I’ve been developing complex AI language model workflows over the last 12 months and wanted to share what I’ve learned.
Breaking down tasks into smaller pieces works much better than single prompts. Instead of using one big prompt with chain-of-thought reasoning, I split each step into separate prompts. This way I can check outputs at each stage and catch errors early.
XML formatting beats JSON for structuring prompts. At least in my experience, XML tags make prompts cleaner and easier for models to follow.
Models try to add their own knowledge when you don’t want them to. I constantly have to tell the AI that it should only transform the input data, not add facts from its training.
Traditional NLP tools are great for verification.

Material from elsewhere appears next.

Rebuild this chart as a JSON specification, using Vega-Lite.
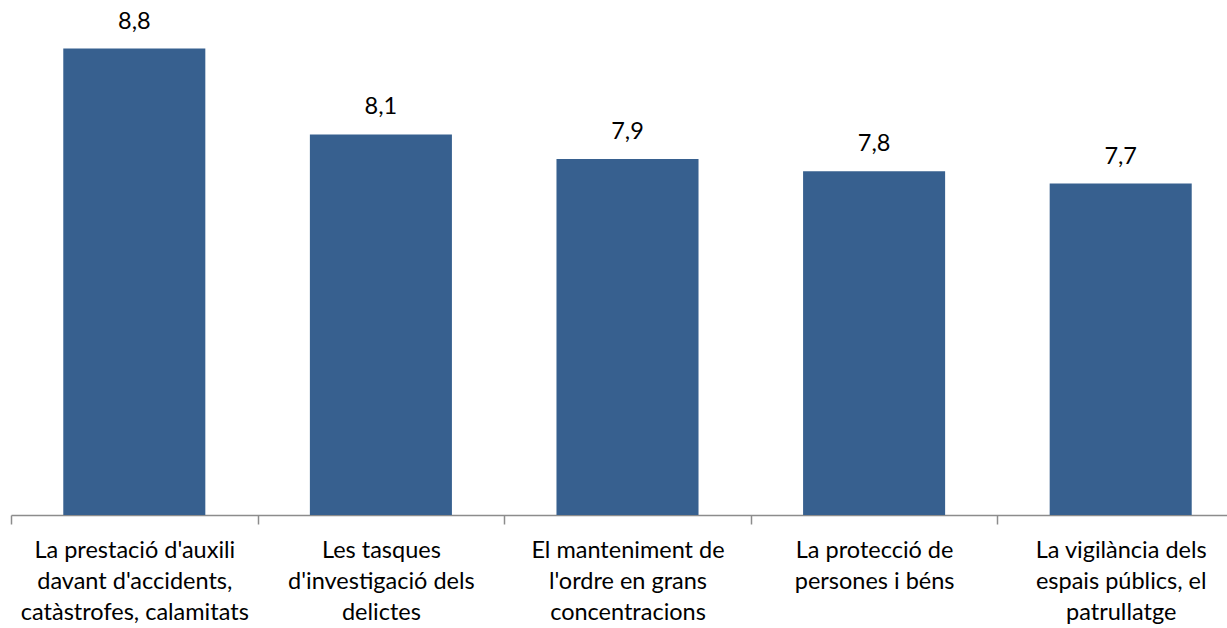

Libraries like NLTK and SpaCy help me double-check what the language model outputs. They’re fast and dependable.
Small BERT models often work better than large language models for specific tasks. If the job is narrow enough, a fine-tuned classifier usually beats a general purpose model.
Using AI to judge AI outputs is problematic. Confidence scoring without clear examples doesn’t work well. Models confuse things like professional tone with actual helpfulness.
Getting AI agents to stop looping is the hardest part. Letting the model decide when to exit almost never works reliably.
Performance drops after 4000 tokens. This becomes obvious after running thousands of tests. Even small failure rates add up.
32 billion parameter models handle most tasks well if you structure everything properly.
Structured reasoning works better than free-form thinking. Using headings and bullet points instead of rambling thoughts saves tokens and stays clearer.
Running prompts multiple times helps accuracy but forces you to use smaller models to keep costs down.
Writing your own reasoning steps beats using reasoning models. I use reasoning models for ideas, then create my own structured approach.
The end goal should always be fine-tuning. Start with big API models and examples, then work toward smaller local models once everything works.
Making good training datasets requires systematic categorization. I use frameworks to ensure complete coverage of different scenarios.
There are probably other lessons I’m forgetting, but these are the main ones that come to mind.